** start RECORD SET **

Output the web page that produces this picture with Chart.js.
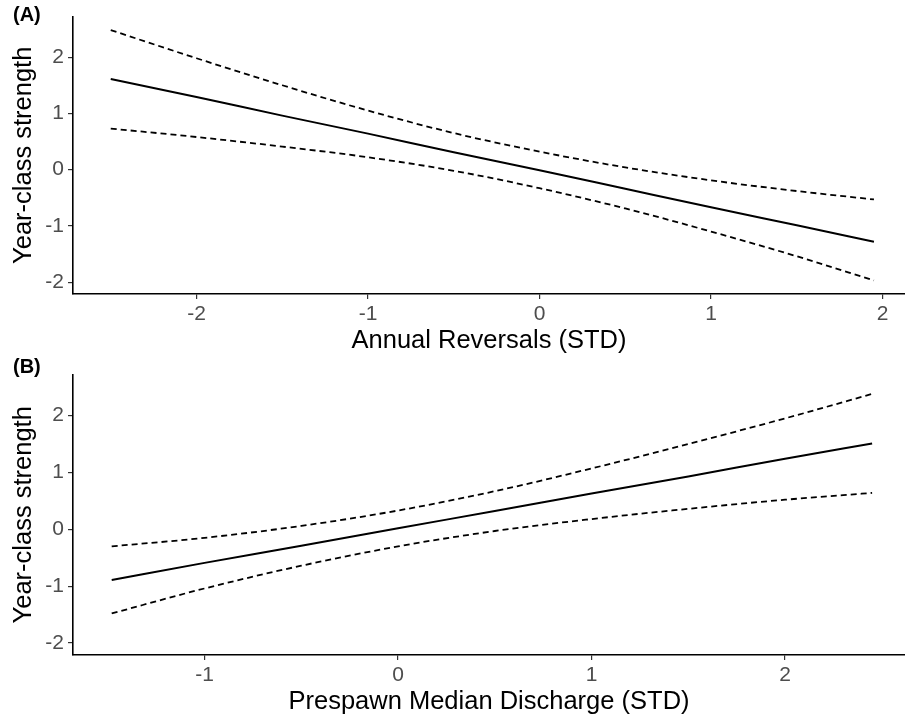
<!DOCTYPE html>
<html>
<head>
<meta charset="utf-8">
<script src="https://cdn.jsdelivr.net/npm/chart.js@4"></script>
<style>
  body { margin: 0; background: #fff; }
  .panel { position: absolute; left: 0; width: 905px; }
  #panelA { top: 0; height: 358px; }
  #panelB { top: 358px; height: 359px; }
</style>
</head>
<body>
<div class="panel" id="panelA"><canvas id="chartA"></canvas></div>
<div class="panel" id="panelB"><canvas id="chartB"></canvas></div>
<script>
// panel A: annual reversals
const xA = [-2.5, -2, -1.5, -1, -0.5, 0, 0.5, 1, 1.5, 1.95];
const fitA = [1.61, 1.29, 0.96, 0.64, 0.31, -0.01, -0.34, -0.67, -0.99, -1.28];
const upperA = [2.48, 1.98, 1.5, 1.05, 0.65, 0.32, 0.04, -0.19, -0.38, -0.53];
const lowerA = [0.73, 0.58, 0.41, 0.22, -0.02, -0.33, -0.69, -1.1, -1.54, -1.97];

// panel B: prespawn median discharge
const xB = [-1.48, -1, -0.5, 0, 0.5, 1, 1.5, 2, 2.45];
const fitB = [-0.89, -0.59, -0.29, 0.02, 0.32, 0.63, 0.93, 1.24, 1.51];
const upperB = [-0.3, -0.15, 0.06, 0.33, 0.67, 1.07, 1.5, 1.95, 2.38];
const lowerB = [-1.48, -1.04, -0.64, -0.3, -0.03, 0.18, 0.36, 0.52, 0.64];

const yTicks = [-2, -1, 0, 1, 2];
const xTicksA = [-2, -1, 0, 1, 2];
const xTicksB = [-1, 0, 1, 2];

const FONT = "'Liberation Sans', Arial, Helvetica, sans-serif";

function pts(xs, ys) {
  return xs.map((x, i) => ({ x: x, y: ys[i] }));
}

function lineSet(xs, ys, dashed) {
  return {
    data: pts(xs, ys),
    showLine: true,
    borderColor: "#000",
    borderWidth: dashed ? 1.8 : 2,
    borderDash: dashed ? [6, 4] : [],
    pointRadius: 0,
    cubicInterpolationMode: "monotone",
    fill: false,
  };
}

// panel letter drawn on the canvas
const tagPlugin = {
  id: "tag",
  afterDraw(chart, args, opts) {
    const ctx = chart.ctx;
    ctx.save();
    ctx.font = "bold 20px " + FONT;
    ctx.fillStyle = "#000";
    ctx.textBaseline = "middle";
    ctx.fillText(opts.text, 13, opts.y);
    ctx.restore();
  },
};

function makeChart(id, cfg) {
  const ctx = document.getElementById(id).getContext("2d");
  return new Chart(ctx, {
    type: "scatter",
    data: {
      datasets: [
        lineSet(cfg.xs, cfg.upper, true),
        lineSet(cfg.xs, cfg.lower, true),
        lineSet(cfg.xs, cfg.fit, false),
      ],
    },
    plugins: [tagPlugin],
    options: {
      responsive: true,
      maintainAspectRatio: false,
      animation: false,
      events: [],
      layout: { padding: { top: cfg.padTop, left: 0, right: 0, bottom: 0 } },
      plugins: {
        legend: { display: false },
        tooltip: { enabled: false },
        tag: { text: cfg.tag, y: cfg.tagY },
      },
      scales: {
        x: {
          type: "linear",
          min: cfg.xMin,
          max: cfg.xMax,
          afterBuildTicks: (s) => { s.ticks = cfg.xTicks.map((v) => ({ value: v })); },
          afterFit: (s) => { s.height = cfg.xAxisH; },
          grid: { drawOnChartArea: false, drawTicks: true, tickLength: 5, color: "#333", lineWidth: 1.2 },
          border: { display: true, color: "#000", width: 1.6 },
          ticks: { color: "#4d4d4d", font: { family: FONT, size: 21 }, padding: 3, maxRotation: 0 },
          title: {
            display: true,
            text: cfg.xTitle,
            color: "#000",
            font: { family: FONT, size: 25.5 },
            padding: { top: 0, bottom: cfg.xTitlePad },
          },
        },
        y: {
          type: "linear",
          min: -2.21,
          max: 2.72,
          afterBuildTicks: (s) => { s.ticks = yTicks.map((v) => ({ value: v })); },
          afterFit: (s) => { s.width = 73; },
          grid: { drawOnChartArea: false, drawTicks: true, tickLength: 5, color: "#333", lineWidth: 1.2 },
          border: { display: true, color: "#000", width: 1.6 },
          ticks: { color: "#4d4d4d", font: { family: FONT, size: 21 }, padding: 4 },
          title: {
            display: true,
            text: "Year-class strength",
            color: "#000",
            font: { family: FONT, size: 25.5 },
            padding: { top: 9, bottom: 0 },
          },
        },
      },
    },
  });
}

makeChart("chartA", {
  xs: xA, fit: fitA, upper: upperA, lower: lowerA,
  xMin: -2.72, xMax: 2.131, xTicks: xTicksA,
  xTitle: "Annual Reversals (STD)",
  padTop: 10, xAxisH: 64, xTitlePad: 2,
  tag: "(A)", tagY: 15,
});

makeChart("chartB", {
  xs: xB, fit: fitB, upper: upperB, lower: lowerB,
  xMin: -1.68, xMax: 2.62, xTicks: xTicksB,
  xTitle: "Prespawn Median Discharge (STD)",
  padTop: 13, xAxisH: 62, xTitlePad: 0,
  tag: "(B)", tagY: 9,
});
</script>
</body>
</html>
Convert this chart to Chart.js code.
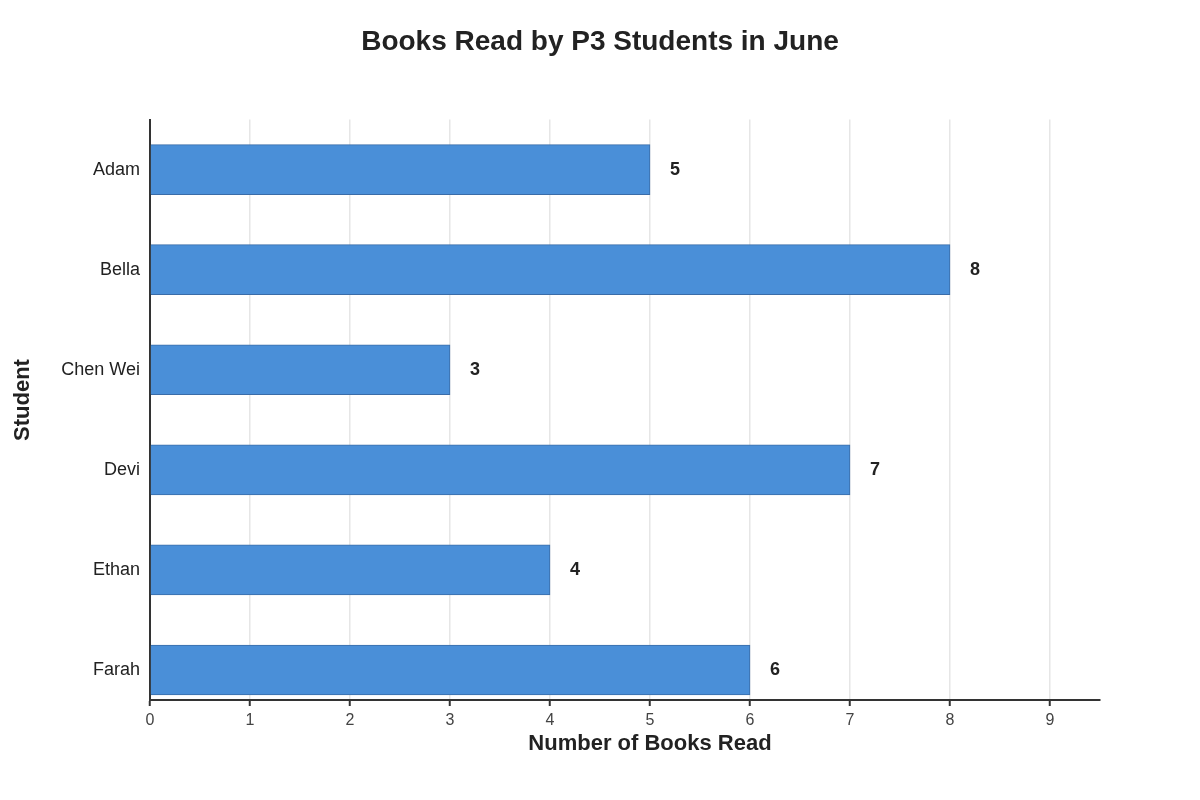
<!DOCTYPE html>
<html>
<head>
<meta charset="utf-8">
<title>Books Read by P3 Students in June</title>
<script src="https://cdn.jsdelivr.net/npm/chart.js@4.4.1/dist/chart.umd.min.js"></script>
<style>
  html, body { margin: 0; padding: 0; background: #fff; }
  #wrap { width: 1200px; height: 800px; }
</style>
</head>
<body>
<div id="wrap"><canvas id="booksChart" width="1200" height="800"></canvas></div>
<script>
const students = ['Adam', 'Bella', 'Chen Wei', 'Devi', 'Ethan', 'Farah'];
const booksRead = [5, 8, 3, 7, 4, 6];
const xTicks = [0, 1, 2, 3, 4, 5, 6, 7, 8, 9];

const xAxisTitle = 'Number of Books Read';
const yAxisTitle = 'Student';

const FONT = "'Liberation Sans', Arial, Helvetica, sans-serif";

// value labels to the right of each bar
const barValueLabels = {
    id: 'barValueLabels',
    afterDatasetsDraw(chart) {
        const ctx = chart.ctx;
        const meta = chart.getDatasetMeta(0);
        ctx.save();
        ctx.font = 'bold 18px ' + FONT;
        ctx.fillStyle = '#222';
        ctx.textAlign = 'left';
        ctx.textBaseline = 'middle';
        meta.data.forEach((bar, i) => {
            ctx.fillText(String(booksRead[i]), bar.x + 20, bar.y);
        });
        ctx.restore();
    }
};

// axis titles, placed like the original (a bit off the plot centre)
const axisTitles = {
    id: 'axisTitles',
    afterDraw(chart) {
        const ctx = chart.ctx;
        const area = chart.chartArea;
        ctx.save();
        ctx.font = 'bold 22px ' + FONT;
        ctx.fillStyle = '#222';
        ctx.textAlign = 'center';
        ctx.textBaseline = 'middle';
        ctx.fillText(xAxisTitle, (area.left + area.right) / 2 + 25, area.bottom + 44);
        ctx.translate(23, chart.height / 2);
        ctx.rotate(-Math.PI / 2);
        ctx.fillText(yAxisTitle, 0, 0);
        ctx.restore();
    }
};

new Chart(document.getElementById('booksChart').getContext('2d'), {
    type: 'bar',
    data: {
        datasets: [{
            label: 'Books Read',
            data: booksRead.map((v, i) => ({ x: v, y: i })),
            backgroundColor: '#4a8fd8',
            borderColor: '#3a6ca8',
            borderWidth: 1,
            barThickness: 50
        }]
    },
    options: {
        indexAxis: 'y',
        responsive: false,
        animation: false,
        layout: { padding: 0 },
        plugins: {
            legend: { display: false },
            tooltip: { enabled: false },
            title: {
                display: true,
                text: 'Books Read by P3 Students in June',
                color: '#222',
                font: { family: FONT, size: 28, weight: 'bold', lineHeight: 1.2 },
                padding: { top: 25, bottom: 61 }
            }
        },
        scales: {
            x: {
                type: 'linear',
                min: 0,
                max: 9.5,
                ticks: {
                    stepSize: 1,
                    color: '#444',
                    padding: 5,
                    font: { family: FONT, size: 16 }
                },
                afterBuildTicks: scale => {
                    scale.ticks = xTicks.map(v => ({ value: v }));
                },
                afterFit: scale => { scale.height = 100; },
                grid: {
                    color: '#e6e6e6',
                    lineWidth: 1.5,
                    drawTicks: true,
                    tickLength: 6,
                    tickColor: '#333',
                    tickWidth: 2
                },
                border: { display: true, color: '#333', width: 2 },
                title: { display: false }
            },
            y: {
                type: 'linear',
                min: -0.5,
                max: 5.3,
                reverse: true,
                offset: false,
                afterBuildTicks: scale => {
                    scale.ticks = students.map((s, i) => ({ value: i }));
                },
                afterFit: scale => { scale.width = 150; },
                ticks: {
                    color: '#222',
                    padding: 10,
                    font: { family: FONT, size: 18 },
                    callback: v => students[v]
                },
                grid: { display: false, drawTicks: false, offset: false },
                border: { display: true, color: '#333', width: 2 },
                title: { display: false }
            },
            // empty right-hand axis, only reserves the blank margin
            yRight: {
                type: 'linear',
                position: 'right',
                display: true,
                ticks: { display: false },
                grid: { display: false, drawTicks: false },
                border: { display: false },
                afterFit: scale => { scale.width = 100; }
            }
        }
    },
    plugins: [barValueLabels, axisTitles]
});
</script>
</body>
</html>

** end RECORD SET **

◆ **YOUR TASK**:
Take the lines above from the top of the records through the one with "-1.1, -1.54, -1.97];" and repeat them exactly, without any pictures.

◆ **TASK RESPONSE**:
Output the web page that produces this picture with Chart.js.
<!DOCTYPE html>
<html>
<head>
<meta charset="utf-8">
<script src="https://cdn.jsdelivr.net/npm/chart.js@4"></script>
<style>
  body { margin: 0; background: #fff; }
  .panel { position: absolute; left: 0; width: 905px; }
  #panelA { top: 0; height: 358px; }
  #panelB { top: 358px; height: 359px; }
</style>
</head>
<body>
<div class="panel" id="panelA"><canvas id="chartA"></canvas></div>
<div class="panel" id="panelB"><canvas id="chartB"></canvas></div>
<script>
// panel A: annual reversals
const xA = [-2.5, -2, -1.5, -1, -0.5, 0, 0.5, 1, 1.5, 1.95];
const fitA = [1.61, 1.29, 0.96, 0.64, 0.31, -0.01, -0.34, -0.67, -0.99, -1.28];
const upperA = [2.48, 1.98, 1.5, 1.05, 0.65, 0.32, 0.04, -0.19, -0.38, -0.53];
const lowerA = [0.73, 0.58, 0.41, 0.22, -0.02, -0.33, -0.69, -1.1, -1.54, -1.97];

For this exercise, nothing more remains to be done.